Rendere possibile…Un ricordo di Salvatore Veca

Avevo conosciuto Salvatore Veca, quando ero ancora studente e frequentavo i corsi di filosofia all’Università Statale di Milano. Ero allieva di Emilio Agazzi, professore di filosofia della storia, che alla fine degli anni Settanta stava cercando una possibile via di rinnovamento del marxismo, allora in crisi, misurandosi con la teoria della forma valore e la ricostruzione del materialismo storico, due percorsi che si sarebbero ben presto mostrati come antagonisti. In questo contesto filosofico-politico,  ero entrata in contatto con Salvatore Veca e avevo dunque sostenuto nel 1980, in un afoso tardo pomeriggio di fine luglio, l’esame di Filosofia della Politica, con un ottimo risultato finale. Il libro in discussione era il Saggio sul programma scientifico di Marx (1977), che era stato ripubblicato nel 1979. Mi rimase sempre impressa la citazione shakespiriana con cui Veca introduceva il libro: “There are more things in heaven and earth, Horatio, Than are dreams of in your philosophy”. Discutemmo molto le tesi contenute nel suo libro, ma con l’ironia e la schiettezza che gli erano soliti, Salvatore mi confessò che in effetti i suoi interessi scientifici stavano rivolgendosi verso altri paradigmi metodologici, che non riguardavano certamente l’approccio habermasiano…. Marx veniva così pensato in altro modo. La “svolta analitico-rawlsiana” era allora in nuce.

Rimasi sempre in contatto con Salvatore Veca nel corso degli anni, sia a livello amicale che per iniziative varie. Giunse un’opportunità di collaborazione, quando alcuni colleghi francofortesi mi dettero l’incarico di sviluppare una ricerca sui melieu intellettuali italiani, con una specifica enfasi sul caso di Milano. In collaborazione con la collega Marisa Bertoldini, pubblicammo un saggio in lingua tedesca dal titolo “Mailand: der Aufstieg des Dienstleistungsbetriebs und die Entzauberung des Geistes e una raccolta in italiano che conteneva ben 77 interviste, svolte nell’arco d 3 anni, intitolata  Pensare Milano. Intellettuali a confronto con la città che cambia. Fra gli intervistati c’era anche Veca. Nonostante la fatica profusa, il libro fu un totale disastro editoriale. Era stato infatti pubblicato nel marzo 1992, ovvero ad un mese dall’inizio di Tangentopoli, che aveva irrimediabilmente cambiato anche la fisionomia culturale di Milano.

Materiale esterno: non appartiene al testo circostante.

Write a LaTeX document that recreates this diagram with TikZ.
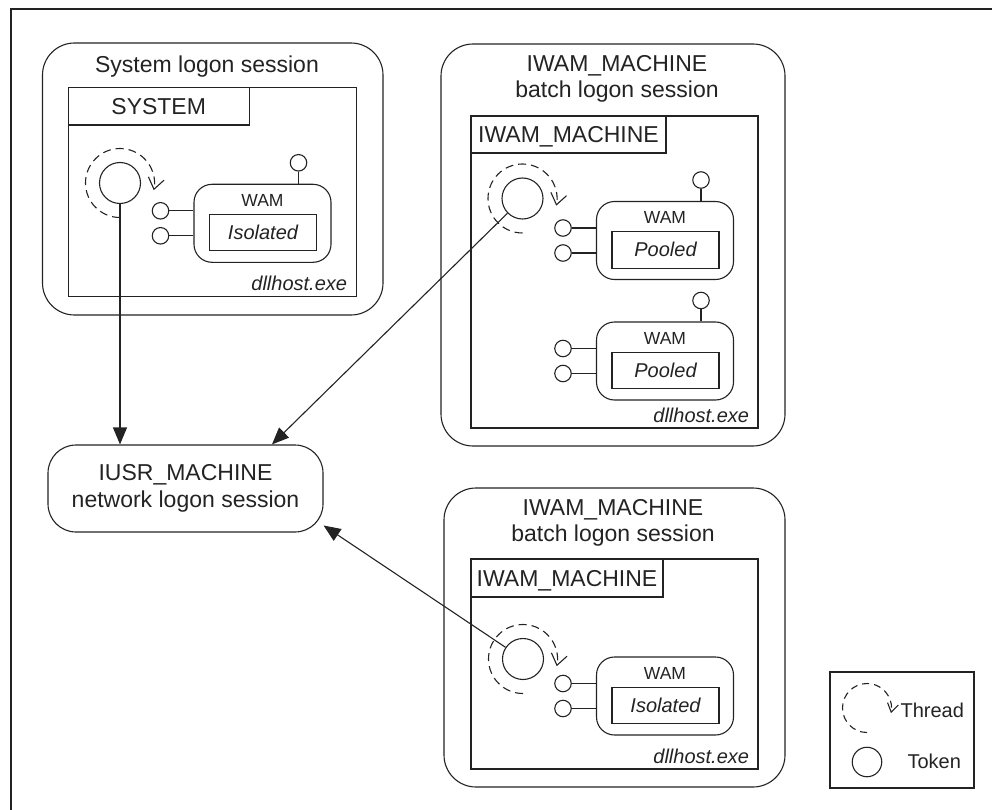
\documentclass[tikz,border=0pt]{standalone}
\usepackage{fontspec}
\setmainfont{Liberation Sans}
\usetikzlibrary{arrows.meta,calc}
\definecolor{ink}{RGB}{35,35,35}
\newcommand\bigtxt{\fontsize{23}{26.5}\selectfont}
\newcommand\wamtxt{\fontsize{17.5}{20}\selectfont}
\newcommand\modetxt{\fontsize{20}{24}\selectfont\itshape}
\newcommand\legtxt{\fontsize{20}{24}\selectfont}
\tikzset{
  session/.style={draw, rounded corners=32pt, inner sep=0pt},
  process/.style={draw, inner sep=0pt},
  acct/.style={draw, inner sep=0pt, anchor=north west, font=\bigtxt, text height=16.5pt, text depth=0pt},
  wambox/.style={draw, rounded corners=18pt, minimum width=137pt, minimum height=78pt, inner sep=0pt},
  modebox/.style={draw, minimum width=107pt, minimum height=36.5pt, inner sep=0pt, font=\modetxt, text height=14.3pt, text depth=0pt},
  token/.style={draw, circle, inner sep=0pt, minimum size=41pt},
  port/.style={draw, circle, inner sep=0pt, minimum size=16.5pt},
  thread/.style={dash pattern=on 8pt off 5pt, -{Straight Barb[length=11pt,width=16pt]}},
  legthread/.style={dash pattern=on 7pt off 5pt, -{Straight Barb[length=8.5pt,width=11pt]}},
  link/.style={-{Triangle[length=17pt,width=14pt]}},
  heading/.style={font=\bigtxt, align=center, inner sep=0pt, anchor=north},
  exe/.style={font=\modetxt, anchor=base east, inner sep=0pt},
}
% A WAM object: #1 name, #2/#3 centre, #4 isolation mode, #5 = 1 for the upper port
\newcommand\wamunit[5]{%
  \node[wambox] (#1) at (#2,#3) {};
  \node[font=\wamtxt, anchor=base, inner sep=0pt] (#1-t) at (#2,#3-17) {WAM};
  \node[modebox] (#1-m) at (#2+0.5,#3+9.3) {#4};
  \node[port] (#1-p1) at (#2-102,#3-12.5) {};
  \node[port] (#1-p2) at (#2-102,#3+12.5) {};
  \draw (#1-p1) -- (#1-p1 -| #1.west);
  \draw (#1-p2) -- (#1-p2 -| #1.west);
  \ifnum#5=1
    \node[port] (#1-p0) at (#2+36,#3-60.5) {};
    \draw (#1-p0) -- (#1-p0 |- #1.north);
  \fi
}
% dashed thread loop round a token
\newcommand\threadloop[2]{%
  \draw[thread] ($(#1.center)+(0,#2)$) arc[start angle=90, end angle=372, radius=#2];
}
\begin{document}
\begin{tikzpicture}[x=1pt, y=-1pt, line width=1.1pt, color=ink]
\useasboundingbox (0,0) rectangle (992,810);
\draw[line width=1.3pt] (992,9) -- (11,9) -- (11,810);

% System logon session
\node[session, minimum width=340.5pt, minimum height=272pt] (sesA) at (212.75,179) {};
\node[heading] (sesAt) at (207,55) {System logon session};
\node[process, minimum width=287.7pt, minimum height=209pt] (procA) at (212.2,192.2) {};
\node[acct, minimum width=180.7pt, minimum height=37.3pt] (acctA) at (procA.north west) {SYSTEM};
\node[exe] (exeA) at ($(procA.south east)+(-9,-6.5)$) {dllhost.exe};
\node[token] (tokA) at (120,183) {};
\threadloop{tokA}{34.5}
\wamunit{wamA}{262.5}{223.3}{Isolated}{1}

% IWAM batch logon session with pooled applications
\node[session, minimum width=344pt, minimum height=402pt] (sesB) at (613,245) {};
\node[heading] (sesBt) at (617,54.5) {IWAM\_MACHINE\\batch logon session};
\node[process, minimum width=287pt, minimum height=312pt] (procB) at (614.5,272) {};
\node[acct, minimum width=195pt, minimum height=37pt] (acctB) at (procB.north west) {IWAM\_MACHINE};
\node[exe] (exeB) at ($(procB.south east)+(-9,-6.5)$) {dllhost.exe};
\node[token] (tokB) at (522.5,198.5) {};
\threadloop{tokB}{34.5}
\wamunit{wamB1}{665}{240.5}{Pooled}{1}
\wamunit{wamB2}{665}{361}{Pooled}{1}

% IWAM batch logon session with an isolated application
\node[session, minimum width=341pt, minimum height=299pt] (sesC) at (614.5,637.5) {};
\node[heading] (sesCt) at (613,498.5) {IWAM\_MACHINE\\batch logon session};
\node[process, minimum width=287pt, minimum height=210pt] (procC) at (614.5,664) {};
\node[acct, minimum width=192pt, minimum height=38pt] (acctC) at (procC.north west) {IWAM\_MACHINE};
\node[exe] (exeC) at ($(procC.south east)+(-9,-6.5)$) {dllhost.exe};
\node[token] (tokC) at (523,659) {};
\threadloop{tokC}{34.5}
\wamunit{wamC}{665}{696}{Isolated}{0}

% network logon session
\node[draw, rounded corners=28pt, minimum width=275pt, minimum height=87pt, inner sep=0pt,
      font=\bigtxt, align=center] (iusr) at (185.5,488.5) {IUSR\_MACHINE\\network logon session};

\draw[link] (tokA) -- (tokA |- iusr.north);
\draw[link] (tokB) -- (iusr.27);
\draw[link] (tokC) -- (iusr.-15);

% legend
\node[draw, minimum width=144pt, minimum height=116pt, inner sep=0pt] (legend) at (902,730) {};
\coordinate (legThr) at (867,708);
\draw[legthread] ($(legThr)+(0,24.5)$) arc[start angle=90, end angle=372, radius=24.5];
\node[draw, circle, minimum size=29.5pt, inner sep=0pt] (legTok) at (867,762) {};
\node[font=\legtxt, anchor=base west, inner sep=0pt] (legThrT) at (900,717.3) {Thread};
\node[font=\legtxt, anchor=base west, inner sep=0pt] (legTokT) at (907,768) {Token};
\end{tikzpicture}
\end{document}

In un periodo di profonde trasformazioni, mi piace allora ricordare Salvatore proprio qui, riproponendo [in allegato] quell’intervista che ci aveva rilasciato nel 1991, quando era direttore della Fondazione Feltrinelli. In questo testo, Veca ripercorre gli anni della sua formazione, mettendo soprattutto in risalto un aspetto che non è stato sufficientemente menzionato nei ricordi seguiti alla sua  scomparsa: il suo impegno come promotore editoriale e culturale, a partire dal Piccolo Teatro di Milano, allora diretto da Poalo Grassi. Cambiare le mentalità, trasformare le istituzioni politiche, sviluppare nuovi percorsi culturali, mettere al lavoro concetti filosofici, riconcepire il significato trasformativo della responsabilità. Ed è proprio su questo principio che discutemmo a lungo nello stesso panel durante la conferenza organizzata dalla SIFP a Roma nel 2016 e incentrata sul tema della Macropolitica. Qui Veca rese chiare le sue linee per un’idea di giustizia globale. Ed è proprio sul lascito del “rendere possibile” in un’età incerta che dobbiamo ora lavorare.